David Bowie was pop culture’s great chameleon—performing a bewildering number of phase shifts in his music, art, and sex life. But his defining legacy always will be the run of albums he created in the 1970s, and their recurrent, haunting themes of tragedy and heroism. These are subjects that endlessly obsess the adolescent mind, and no musical artist of my era wove them together as exquisitely as did Bowie. The noble loners he conjured—Ziggy, Major Tom, the mythic “we” of Heroes, the puzzled man and the Golden One—became sources of inspiration for millions of desperately sensitive young teenagers. Including this one.
It was my high school friend Greg who introduced me to Bowie. We were in our early teens, playing board games in his basement, both of us on the awkward fringes of mainstream social life. At the time, we often listened to British alt-rock songs about the decline of small, dreary northern towns, and analyzing the postmodern lyrics of Talking Heads and other art-house bands. At one point, I became obsessed with Bauhaus, declaring myself a Goth for about a week and a half. I had nothing but contempt for the Iron Maiden-led heavy metal surge that was sweeping Canadian high schools—which I associated with tacky acid wash and self-parodic, medieval-themed airbrush art.
And yet metal had something that every fourteen-year-old craves: a sense of the heroic. (“One important point to be made when discussing [Iron] Maiden’s so-to-say “historical” songs it that they highlight both the deeds of great heroes,” notes one scholarly researcher. “The aggressive and grandiose musical features of Heavy Metal have an undeniable epic element that lay the ground to treat war conflicts, in all of its configurations.”) None of the New Wave stuff I was listening to delivered that. Instead, it was all about detachment, alienation, satire, nihilism.
This is the ennui-shaped hole that Bowie filled in the inner lives of teens across the Western world. He was an intellectual and a Brit, and he never wore bad denim. His music accomplished the role of true art—it haunts you with the need to think—even when it had no words, as with Speed Of Life. Yet it also was populated with men who stood heroically on the cusp of cosmic change.
Typically, the change was apocalyptic (think Five Years or Oh You Pretty Things). But the heroes themselves weren’t nihilists. Nor crude flaming-skull Sympathy for the Devil anti-heroes. All of them were destined for a tragic end, striking noble poses on the edge of Armageddon. (I, I will be king / And you, you will be queen . . . We can be Heroes, just for one day.) But they had, in their lyrical moment, a majesty that brought to mind the English Romantics that Greg and I were being taught at school. It was intellectual yet not arid, rhapsodic yet not maudlin.

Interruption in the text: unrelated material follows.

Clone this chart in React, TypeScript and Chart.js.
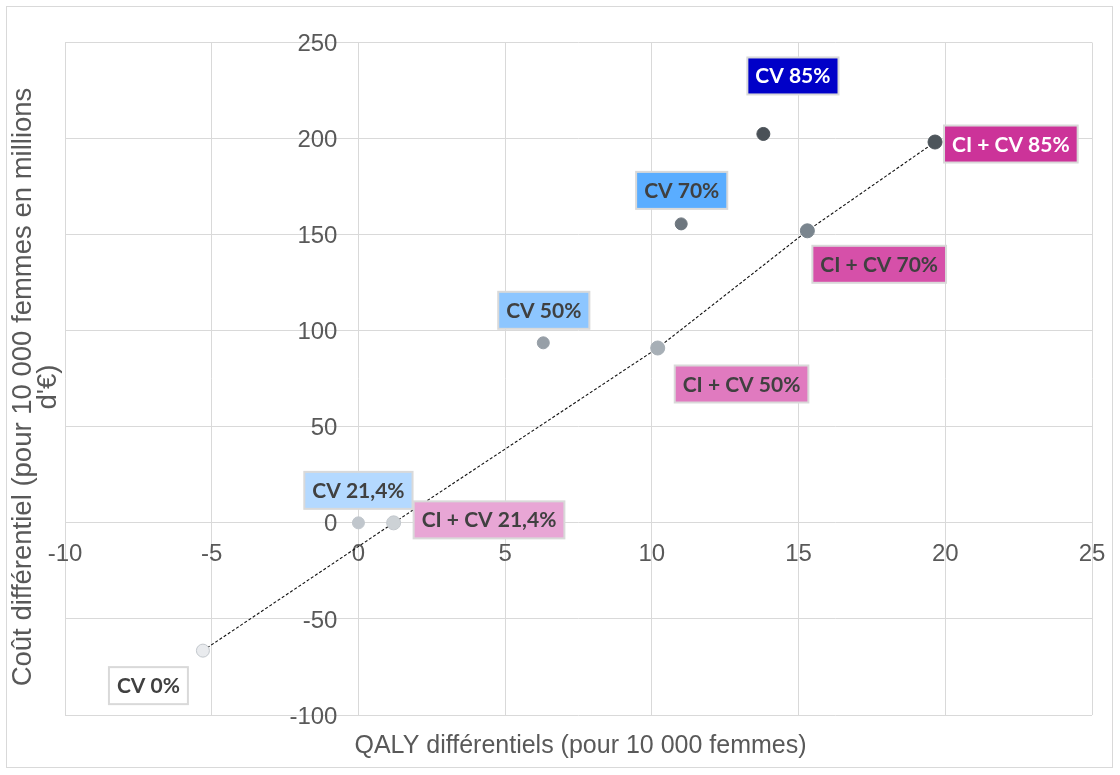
import React, { useEffect, useRef } from "react";
import { Chart, registerables } from "chart.js";

Chart.register(...registerables);

// ---------- data ----------
const POINT_NAMES = [
  "CV 0%",
  "CV 21,4%",
  "CI + CV 21,4%",
  "CV 50%",
  "CI + CV 50%",
  "CV 70%",
  "CI + CV 70%",
  "CV 85%",
  "CI + CV 85%",
];
const QALY_DIFF = [-5.3, 0, 1.2, 6.3, 10.2, 11.0, 15.3, 13.8, 19.65];
const COST_DIFF = [-66.5, 0, 0, 93.7, 91.0, 155.6, 152.0, 202.4, 198.2];
// points joined by the dotted line (efficiency frontier)
const FRONTIER_INDEX = [0, 2, 4, 6, 8];

const X_MIN = -10;
const X_MAX = 25;
const X_STEP = 5;
const Y_MIN = -100;
const Y_MAX = 250;
const Y_STEP = 50;

const X_TITLE = "QALY différentiels (pour 10 000 femmes)";
const Y_TITLE_LINES = ["Coût différentiel (pour 10 000 femmes en millions", "d'€)"];

// ---------- styles ----------
const POINT_FILL = ["#e9ebee", "#c0c6cc", "#cdd2d6", "#979fa7", "#a7afb6", "#6d767e", "#7a858e", "#4a5157", "#4d555b"];
const POINT_BORDER = ["#c3c8cd", "#c0c6cc", "#c4c9ce", "#979fa7", "#a7afb6", "#6d767e", "#7a858e", "#4a5157", "#4d555b"];
const POINT_RADIUS = [6.5, 6, 7, 6, 7, 6, 7, 6.5, 7];

const LABEL_FILL = ["#ffffff", "#b4d9ff", "#e8a6d5", "#8dc6ff", "#e07abf", "#5aadff", "#d650a9", "#0000c8", "#cc3399"];
const LABEL_TEXT = ["#404040", "#404040", "#404040", "#404040", "#404040", "#404040", "#404040", "#ffffff", "#ffffff"];
// label placement relative to its point (pixels): [dx, dy, horizontal anchor]
const LABEL_PLACE: [number, number, string][] = [
  [-15, 35, "right"],
  [0, -32.5, "center"],
  [20, -3, "left"],
  [0.5, -32.5, "center"],
  [17, 36, "left"],
  [0.5, -33.5, "center"],
  [5, 33.5, "left"],
  [-16, -58, "left"],
  [9, 2, "left"],
];

const TICK_FONT = "24px 'Liberation Sans', Arial, sans-serif";
const TITLE_FONT = "25px 'Liberation Sans', Arial, sans-serif";
const Y_TITLE_FONT = "27.5px 'Liberation Sans', Arial, sans-serif";
const LABEL_FONT = "bold 21px Lato, 'Open Sans', sans-serif";
const AXIS_TEXT = "#595959";

const decorPlugin = {
  id: "decor",
  beforeDraw(chart: any) {
    const ctx = chart.ctx;
    ctx.save();
    ctx.fillStyle = "#ffffff";
    ctx.fillRect(0, 0, chart.width, chart.height);
    ctx.strokeStyle = "#d9d9d9";
    ctx.lineWidth = 1;
    ctx.strokeRect(6.5, 6.5, 1106, 761);
    ctx.restore();
  },
  beforeDatasetsDraw(chart: any) {
    const ctx = chart.ctx;
    const xs = chart.scales.x;
    const ys = chart.scales.y;
    const x0 = xs.getPixelForValue(0);
    const y0 = ys.getPixelForValue(0);
    ctx.save();
    ctx.fillStyle = AXIS_TEXT;
    ctx.font = TICK_FONT;
    ctx.textAlign = "center";
    ctx.textBaseline = "alphabetic";
    xs.ticks.forEach((t: any) => {
      ctx.fillText(String(t.value), xs.getPixelForValue(t.value), y0 + 38.5);
    });
    ctx.textAlign = "right";
    ys.ticks.forEach((t: any) => {
      ctx.fillText(String(t.value), x0 - 21, ys.getPixelForValue(t.value) + 8.6);
    });
    // axis titles
    const area = chart.chartArea;
    ctx.font = TITLE_FONT;
    ctx.textAlign = "center";
    ctx.fillText(X_TITLE, (area.left + area.right) / 2 + 2, 753);
    ctx.save();
    ctx.font = Y_TITLE_FONT;
    ctx.translate(0, 387);
    ctx.rotate(-Math.PI / 2);
    ctx.fillText(Y_TITLE_LINES[0], 0, 31);
    ctx.fillText(Y_TITLE_LINES[1], 0, 56);
    ctx.restore();
    ctx.restore();
  },
  afterDatasetsDraw(chart: any) {
    const ctx = chart.ctx;
    const xs = chart.scales.x;
    const ys = chart.scales.y;
    ctx.save();
    ctx.font = LABEL_FONT;
    POINT_NAMES.forEach((name, i) => {
      const px = xs.getPixelForValue(QALY_DIFF[i]);
      const py = ys.getPixelForValue(COST_DIFF[i]);
      const [dx, dy, anchor] = LABEL_PLACE[i];
      const tw = ctx.measureText(name).width;
      const w = tw + 16;
      const h = 37;
      let left = px + dx;
      if (anchor === "center") left = px + dx - w / 2;
      if (anchor === "right") left = px + dx - w;
      const top = py + dy - h / 2;
      ctx.fillStyle = LABEL_FILL[i];
      ctx.fillRect(left, top, w, h);
      ctx.strokeStyle = "#d9d9d9";
      ctx.lineWidth = 2;
      ctx.strokeRect(left, top, w, h);
      ctx.fillStyle = LABEL_TEXT[i];
      ctx.textAlign = "center";
      ctx.textBaseline = "alphabetic";
      ctx.fillText(name, left + w / 2, top + h / 2 + 7.5);
    });
    ctx.restore();
  },
};

export default function App() {
  const canvasRef = useRef<HTMLCanvasElement | null>(null);

  useEffect(() => {
    document.body.style.margin = "0";
    const canvas = canvasRef.current;
    if (!canvas) return;

    const points = POINT_NAMES.map((_, i) => ({ x: QALY_DIFF[i], y: COST_DIFF[i] }));
    const frontier = FRONTIER_INDEX.map((i) => ({ x: QALY_DIFF[i], y: COST_DIFF[i] }));

    const chart = new Chart(canvas, {
      type: "scatter",
      data: {
        datasets: [
          {
            label: "Stratégies",
            data: points,
            backgroundColor: POINT_FILL,
            borderColor: POINT_BORDER,
            borderWidth: 1,
            pointRadius: POINT_RADIUS,
            pointHoverRadius: POINT_RADIUS,
            order: 0,
          },
          {
            label: "Frontière",
            data: frontier,
            showLine: true,
            borderColor: "#111111",
            borderWidth: 1.1,
            borderDash: [3, 2],
            pointRadius: 0,
            fill: false,
            order: 1,
          },
        ],
      },
      options: {
        responsive: false,
        animation: false,
        devicePixelRatio: 1,
        layout: { padding: { left: 65, top: 42.5, right: 28, bottom: 60 } },
        plugins: {
          legend: { display: false },
          tooltip: { enabled: false },
          title: { display: false },
        },
        scales: {
          x: {
            type: "linear",
            min: X_MIN,
            max: X_MAX,
            ticks: { stepSize: X_STEP, display: false },
            grid: { color: "#d9d9d9", lineWidth: 1, drawTicks: false },
            border: { display: false },
          },
          y: {
            type: "linear",
            min: Y_MIN,
            max: Y_MAX,
            ticks: { stepSize: Y_STEP, display: false },
            grid: { color: "#d9d9d9", lineWidth: 1, drawTicks: false },
            border: { display: false },
          },
        },
      },
      plugins: [decorPlugin],
    });

    return () => chart.destroy();
  }, []);

  return (
    <div style={{ width: 1120, height: 775, overflow: "hidden" }}>
      <canvas ref={canvasRef} width={1120} height={775} style={{ display: "block" }} />
    </div>
  );
}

There was a very modern social message, too—even if it wasn’t one Bowie focused on explicitly. His whole life was a species of performance art, one that playfully warped all the traditional gender role-modelling that I’d been taught (and that often was reinforced, to a ludicrous degree, in rap, heavy metal, and arena rock).
Yesterday, when Ricky Gervais was panned for making a dumb joke about transgenderism at the Golden Globes, commentators opined that this might finally be the death knell for this type of dehumanizing humour. From Lady Stardust to Rebel Rebel, Bowie arguably was more than four decades ahead of the curve. And I thank him for opening my mind to a world of pretty things.